Ma, a dir la verità, questa volta Landini ha fatto peggio di Palombella. Ormai da quando ha abiurato alla parte del “grande oppositore e della voce di lotta della Fiom” e ha abbandonato la farsesca storia della “coalizione sociale” (su cui è calato un ignominioso silenzio, che se fosse una persona dignitosa dovrebbe rifiutarsi di camminare per strada), è divenuto più realista del re. A Bari ha parlato più del dissenso manifestatosi all'assemblea della Confcommercio coi fischi a Renzi, che di indicazioni ai lavoratori per dare un “fischio” un po' più solido al governo, esprimendo alla fine una posizione perfino più moderata dei commercianti che hanno fischiato: “Il giudizio non è positivo su questo governo. Ma più che fischiare, credo che il problema sia cambiare le politiche del governo”.

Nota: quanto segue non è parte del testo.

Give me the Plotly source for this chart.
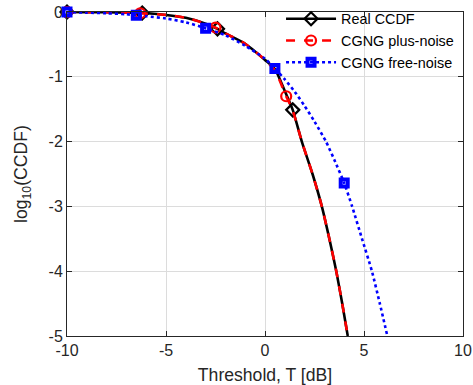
import plotly.graph_objects as go

# ---- data ----
x_real = [-10, -9, -8, -7, -6.2, -5, -4, -3, -2.4, -2, -1, 0, 0.5, 1.0, 1.4, 1.86, 2.4, 2.87, 3.25, 3.6, 3.9, 4.18]
y_real = [0, -0.002, -0.005, -0.01, -0.015, -0.045, -0.09, -0.18, -0.26, -0.33, -0.49, -0.74, -0.88, -1.22, -1.51, -2.0, -2.5, -3.0, -3.5, -4.0, -4.5, -5.0]
real_marks = [0, 4, 8, 14]

x_plus = [-10, -9, -8, -7, -6.3, -5, -4, -3, -2.5, -2, -1, 0, 0.5, 1.07, 1.4, 1.86, 2.4, 2.87, 3.25, 3.6, 3.9, 4.18]
y_plus = [0, -0.002, -0.005, -0.01, -0.02, -0.045, -0.09, -0.18, -0.24, -0.33, -0.49, -0.74, -0.9, -1.3, -1.52, -2.0, -2.5, -3.0, -3.5, -4.0, -4.5, -5.0]
plus_marks = [0, 4, 8, 13]

x_free = [-10, -9, -8, -7, -6.5, -6, -5, -4, -3, -2, -1, 0, 0.5, 1, 1.5, 2, 2.5, 3.08, 3.5, 4.0, 4.4, 4.9, 5.4, 5.8, 6.18]
y_free = [0, -0.01, -0.02, -0.035, -0.05, -0.065, -0.1, -0.16, -0.25, -0.36, -0.52, -0.72, -0.87, -1.04, -1.23, -1.45, -1.69, -2.0, -2.28, -2.64, -3.0, -3.5, -4.0, -4.5, -5.0]
free_marks = [0, 4, 8, 12, 19]

names = ["Real CCDF", "CGNG plus-noise", "CGNG free-noise"]
x_ticks = [-10, -5, 0, 5, 10]
x_ticktext = ["-10", "-5", "0", "5", "10"]
y_ticks = [0, -1, -2, -3, -4, -5]
y_ticktext = ["0", "-1", "-2", "-3", "-4", "-5"]

FONT = "Liberation Sans, Arial, sans-serif"
AX = "#262626"

styles = [
    dict(color="black", dash="solid", symbol="diamond-open", msize=10, mlw=2.2),
    dict(color="#ff0000", dash="dash", symbol="circle-open", msize=10, mlw=2.2),
    dict(color="#0000ff", dash="dot", symbol="square-open", msize=7, mlw=4),
]
series = [(x_real, y_real, real_marks), (x_plus, y_plus, plus_marks), (x_free, y_free, free_marks)]

fig = go.Figure()
for (xs, ys, mk), st, nm in zip(series, styles, names):
    fig.add_trace(go.Scatter(
        x=xs, y=ys, mode="lines", showlegend=False,
        line=dict(color=st["color"], dash=st["dash"], width=2.6, shape="spline", smoothing=0.6),
    ))
    fig.add_trace(go.Scatter(
        x=[xs[i] for i in mk], y=[ys[i] for i in mk], mode="markers", showlegend=False,
        cliponaxis=False,
        marker=dict(symbol=st["symbol"], size=st["msize"], color=st["color"],
                    line=dict(color=st["color"], width=st["mlw"])),
    ))

for st, nm in zip(styles, names):
    fig.add_trace(go.Scatter(
        x=[None], y=[None], mode="lines+markers", name=nm,
        line=dict(color=st["color"], dash=st["dash"], width=2.6),
        marker=dict(symbol=st["symbol"], size=st["msize"], color=st["color"],
                    line=dict(color=st["color"], width=st["mlw"])),
    ))

fig.update_layout(
    template="none",
    width=473, height=385,
    margin=dict(l=67, r=10, t=12, b=49, autoexpand=False),
    paper_bgcolor="white", plot_bgcolor="white",
    font=dict(family=FONT, color=AX, size=16),
    legend=dict(
        x=0.99, y=1.028, xanchor="right", yanchor="top",
        bgcolor="rgba(0,0,0,0)", borderwidth=0,
        font=dict(family=FONT, size=14.4, color="black"),
        itemwidth=50, tracegroupgap=0,
    ),
    shapes=[dict(
        type="rect", xref="paper", yref="paper", x0=0.545, x1=1.0, y0=0.835, y1=1.0,
        fillcolor="white", line=dict(width=0), layer="between",
    )],
    xaxis=dict(
        automargin=False,
        range=[-10, 10], tickvals=x_ticks, ticktext=x_ticktext,
        showgrid=True, gridcolor="#dcdcdc", gridwidth=1,
        showline=True, linecolor=AX, linewidth=1, mirror="ticks",
        ticks="inside", ticklen=5, tickcolor=AX, zeroline=False,
        tickfont=dict(size=16, color=AX),
        title=dict(text="Threshold, T [dB]", font=dict(size=17.6, color=AX)),
    ),
    yaxis=dict(
        automargin=False,
        range=[-5, 0], tickvals=y_ticks, ticktext=y_ticktext,
        showgrid=True, gridcolor="#dcdcdc", gridwidth=1,
        showline=True, linecolor=AX, linewidth=1, mirror="ticks",
        ticks="inside", ticklen=5, tickcolor=AX, zeroline=False,
        tickfont=dict(size=16, color=AX),
    ),
    annotations=[dict(
        text="log<sub>10</sub>(CCDF)", xref="paper", yref="paper",
        x=0, y=0.5, xanchor="center", yanchor="middle", xshift=-45,
        textangle=-90, showarrow=False, font=dict(size=17.6, color=AX, family=FONT),
    )],
)

fig.write_html("out.html")
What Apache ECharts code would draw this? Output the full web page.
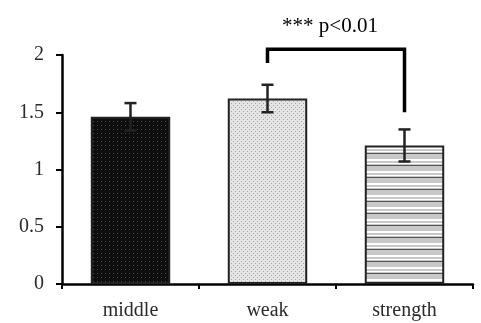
<!DOCTYPE html>
<html><head><meta charset="utf-8">
<script src="https://cdn.jsdelivr.net/npm/echarts@6/dist/echarts.min.js"></script>
<style>html,body{margin:0;padding:0;background:#fff}#c{width:481px;height:323px}</style>
</head><body><div id="c"></div>
<script>
const categories = ['middle', 'weak', 'strength'];
const means = [1.46, 1.62, 1.21];
const errors = [0.12, 0.12, 0.14];
const yTicks = [0, 0.5, 1, 1.5, 2];
const sigPair = [1, 2];
const sigLevels = [2.05, 1.93, 1.50];
const sigText = '*** p<0.01';

function pat(draw, w, h) {
  const c = document.createElement('canvas'); c.width = w; c.height = h;
  const g = c.getContext('2d'); draw(g); return c;
}
const patMiddle = pat(g => {
  g.fillStyle = '#0d0d0d'; g.fillRect(0,0,4,4);
  g.fillStyle = '#4a4a4a'; g.fillRect(1,1,1,1);
}, 4, 4);
const patWeak = pat(g => {
  g.fillStyle = '#e4e4e4'; g.fillRect(0,0,4,4);
  g.fillStyle = '#a8a8a8'; g.fillRect(1,1,1,1); g.fillRect(3,3,1,1);
}, 4, 4);
const patStrength = pat(g => {
  g.fillStyle = '#c8c8c8'; g.fillRect(0,0,4,12);
  g.fillStyle = '#fff'; g.fillRect(0,3,4,2);
  g.fillStyle = '#555'; g.fillRect(0,9,4,1);
  g.fillStyle = '#fff'; g.fillRect(0,7,4,1);
}, 4, 12);
const patterns = [patMiddle, patWeak, patStrength];

const chart = echarts.init(document.getElementById('c'), null, {renderer: 'canvas'});
const font = 'Liberation Serif';
chart.setOption({
  animation: false,
  grid: {left: 62, right: 8, top: 55, bottom: 39},
  xAxis: {
    type: 'category', data: categories,
    axisLine: {lineStyle: {color: '#000', width: 2.5}},
    axisTick: {show: true, length: 5, lineStyle: {color: '#000', width: 2}},
    axisLabel: {color: '#2a2a2a', fontFamily: font, fontSize: 20, margin: 17}
  },
  yAxis: {
    type: 'value', min: 0, max: 2, interval: 0.5,
    axisLine: {show: true, lineStyle: {color: '#000', width: 2.5}},
    axisTick: {show: true, length: 6, lineStyle: {color: '#000', width: 2}},
    splitLine: {show: false},
    axisLabel: {color: '#2a2a2a', fontFamily: font, fontSize: 20, margin: 18,
      formatter: v => yTicks.includes(v) ? String(v) : ''}
  },
  series: [
    {
      type: 'bar', barWidth: '58%',
      data: means.map((v, i) => ({value: v, itemStyle: {color: {image: patterns[i], repeat: 'repeat'}}})),
      itemStyle: {borderColor: '#222', borderWidth: 2}
    },
    {
      type: 'custom', z: 5,
      data: means.map((v, i) => [i, v - errors[i], v + errors[i]]),
      renderItem: (params, api) => {
        const lo = api.coord([api.value(0), api.value(1)]);
        const hi = api.coord([api.value(0), api.value(2)]);
        const cw = 12;
        const st = {stroke: '#222', lineWidth: 2.5};
        return {type: 'group', children: [
          {type: 'line', shape: {x1: lo[0], y1: lo[1], x2: hi[0], y2: hi[1]}, style: st},
          {type: 'line', shape: {x1: hi[0]-cw/2, y1: hi[1], x2: hi[0]+cw/2, y2: hi[1]}, style: st},
          {type: 'line', shape: {x1: lo[0]-cw/2, y1: lo[1], x2: lo[0]+cw/2, y2: lo[1]}, style: st}
        ]};
      }
    },
    {
      type: 'custom', z: 6,
      data: [[sigPair[0], sigPair[1], sigLevels[0], sigLevels[1], sigLevels[2]]],
      renderItem: (params, api) => {
        const a = api.coord([api.value(0), api.value(2)]);
        const b = api.coord([api.value(1), api.value(2)]);
        const aEnd = api.coord([api.value(0), api.value(3)]);
        const bEnd = api.coord([api.value(1), api.value(4)]);
        const st = {stroke: '#000', lineWidth: 3.5, lineJoin: 'miter'};
        return {type: 'group', children: [
          {type: 'polyline', shape: {points: [[aEnd[0], aEnd[1]], [a[0], a[1]], [b[0], b[1]], [bEnd[0], bEnd[1]]]}, style: Object.assign({fill: null}, st)},
          {type: 'text', x: (a[0]+b[0])/2 - 6, y: a[1] - 12, style: {text: sigText, font: '21px "Liberation Serif"', fill: '#000', align: 'center', verticalAlign: 'bottom'}}
        ]};
      }
    }
  ]
});
</script></body></html>
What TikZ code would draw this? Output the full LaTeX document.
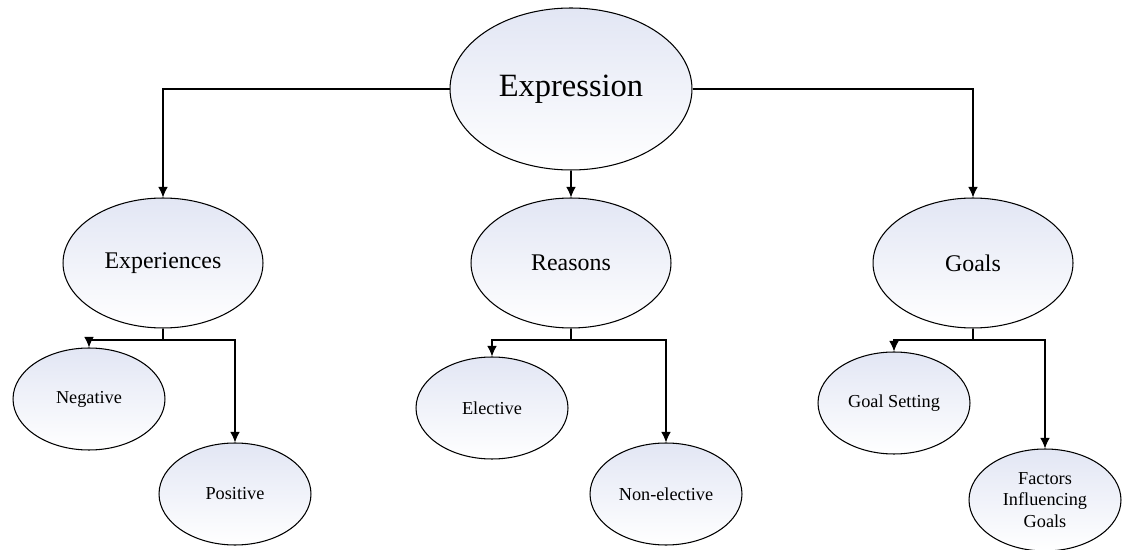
\documentclass[tikz,border=0pt]{standalone}
\usepackage{fontspec}
\setmainfont{Liberation Serif}
\usepackage{tikz}
\usetikzlibrary{calc, shapes.geometric, positioning, arrows.meta}

\tikzset{
    bubble/.style={ellipse, draw, line width=0.6pt, inner sep=1pt, align=center,
        top color={rgb,255:red,226;green,230;blue,244}, bottom color=white},
    rootbubble/.style={bubble, minimum width=4.84cm, minimum height=3.24cm, font=\fontsize{18.5}{22}\selectfont},
    midbubble/.style={bubble, minimum width=4.0cm, minimum height=2.6cm, font=\fontsize{13.6}{16}\selectfont},
    leafbubble/.style={bubble, minimum width=3.04cm, minimum height=2.04cm, font=\fontsize{10.4}{12.3}\selectfont},
    link/.style={line width=0.7pt}
}

\begin{document}
\begin{tikzpicture}[x=0.02cm, y=-0.02cm, >={Latex[length=6pt,width=5.5pt]}]
    \useasboundingbox (0,0) rectangle (1126,550);

    % Root
    \node[rootbubble] (expr) at (571,89) {Expression};

    % Second level
    \node[midbubble] (exper) at (163,263) {Experiences};
    \node[midbubble] (reas) at (571,263) {Reasons};
    \node[midbubble] (goals) at (973,263) {Goals};

    % Leaves
    \node[leafbubble] (neg) at (89,399) {Negative};
    \node[leafbubble] (pos) at (235,494) {Positive};
    \node[leafbubble] (elec) at (492,408) {Elective};
    \node[leafbubble] (nonel) at (666,494) {Non-elective};
    \node[leafbubble] (gset) at (894,403) {Goal Setting};
    \node[leafbubble] (fact) at (1045,500) {Factors\\Influencing\\Goals};

    % Connectors from the root
    \draw[link, ->] (expr.west) -| (exper.north);
    \draw[link, ->] (expr.east) -| (goals.north);
    \draw[link, ->] (expr.south) -- (reas.north);

    % Branch junctions
    \coordinate (jexp) at (163,340);
    \coordinate (jrea) at (571,340);
    \coordinate (jgoa) at (973,340);

    \draw[link] (exper.south) -- (jexp);
    \draw[link, ->] (jexp) -| (neg.north);
    \draw[link, ->] (jexp) -| (pos.north);

    \draw[link] (reas.south) -- (jrea);
    \draw[link, ->] (jrea) -| (elec.north);
    \draw[link, ->] (jrea) -| (nonel.north);

    \draw[link] (goals.south) -- (jgoa);
    \draw[link, ->] (jgoa) -| (gset.north);
    \draw[link, ->] (jgoa) -| (fact.north);
\end{tikzpicture}
\end{document}
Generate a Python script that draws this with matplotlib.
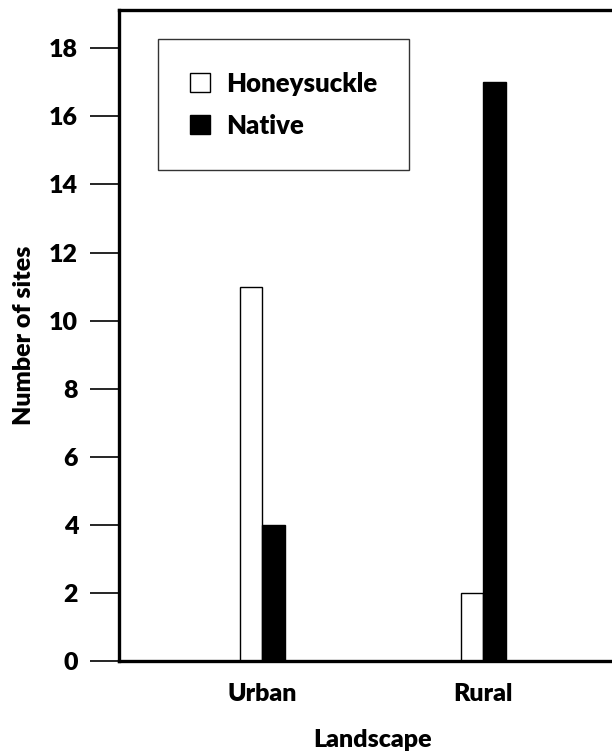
import numpy as np
import matplotlib
matplotlib.use('Agg')
import matplotlib.pyplot as plt

plt.rcParams['font.family'] = ['Lato', 'DejaVu Sans']
plt.rcParams['font.weight'] = 'heavy'
plt.rcParams['axes.labelweight'] = 'heavy'

landscapes = ['Urban', 'Rural']
honeysuckle = [11, 2]
native = [4, 17]
series_names = ['Honeysuckle', 'Native']
yticks = [0, 2, 4, 6, 8, 10, 12, 14, 16, 18]

W, H = 612, 756
fig = plt.figure(figsize=(W / 100, H / 100), dpi=100)
# axes runs past the right edge of the figure, like the original crop
left, right, top, bottom = 118.5, 627, 9.5, 661
ax = fig.add_axes([left / W, (H - bottom) / H, (right - left) / W, (bottom - top) / H])

x = np.arange(len(landscapes))
w = 0.102
ax.bar(x - w / 2, honeysuckle, w, color='white', edgecolor='black', linewidth=1.0,
       label=series_names[0])
ax.bar(x + w / 2, native, w, color='black', edgecolor='black', linewidth=1.0,
       label=series_names[1])

ax.set_xlim(-0.651, 1.65)
ax.set_ylim(0, 19.14)
ax.set_xticks(x)
ax.set_xticklabels(landscapes)
ax.set_yticks(yticks)

for s in ax.spines.values():
    s.set_linewidth(2.4)
ax.tick_params(axis='y', direction='out', length=21, width=1.2, pad=8, labelsize=18)
ax.tick_params(axis='x', length=0, pad=16, labelsize=18)

ax.set_xlabel('Landscape', fontsize=18, labelpad=17)
ax.set_ylabel('Number of sites', fontsize=18, labelpad=10)

leg = ax.legend(loc='upper left', bbox_to_anchor=(0.077, 0.954), fontsize=18.5,
                frameon=True, fancybox=False, borderpad=1.25, labelspacing=0.7,
                handlelength=0.8, handleheight=0.75, handletextpad=0.6,
                borderaxespad=0)
leg.get_frame().set_edgecolor('black')
leg.get_frame().set_linewidth(1.0)

plt.savefig('out.png', dpi=100)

Per questo proletari comunisti considera grottesche le posizioni di quei gruppi, appartenenti alla sinistra di classe, che hanno tenuto bordone, con roboanti proclami e pratica meschina, agli scioperi in corso.
La strada della ricostruzione del sindacalismo di classe, dell'organizzazione di classe, della lotta per modificare i rapporti di forza nelle fabbriche, passa al contrario da una coerente battaglia nelle fabbriche di non adesione a questi scioperi, di costruzione di assemblee autonome e di rilancio dello scontro su tutti i temi possibili, in cui sindacalisti interni od esterni siano considerati controparte e non alleati.
Per costruire scioperi che siano forma della guerra di classe oggi necessaria.
La strada è difficile, il cammino è tortuoso, ma è l'unica prospettiva per una effettiva ripresa.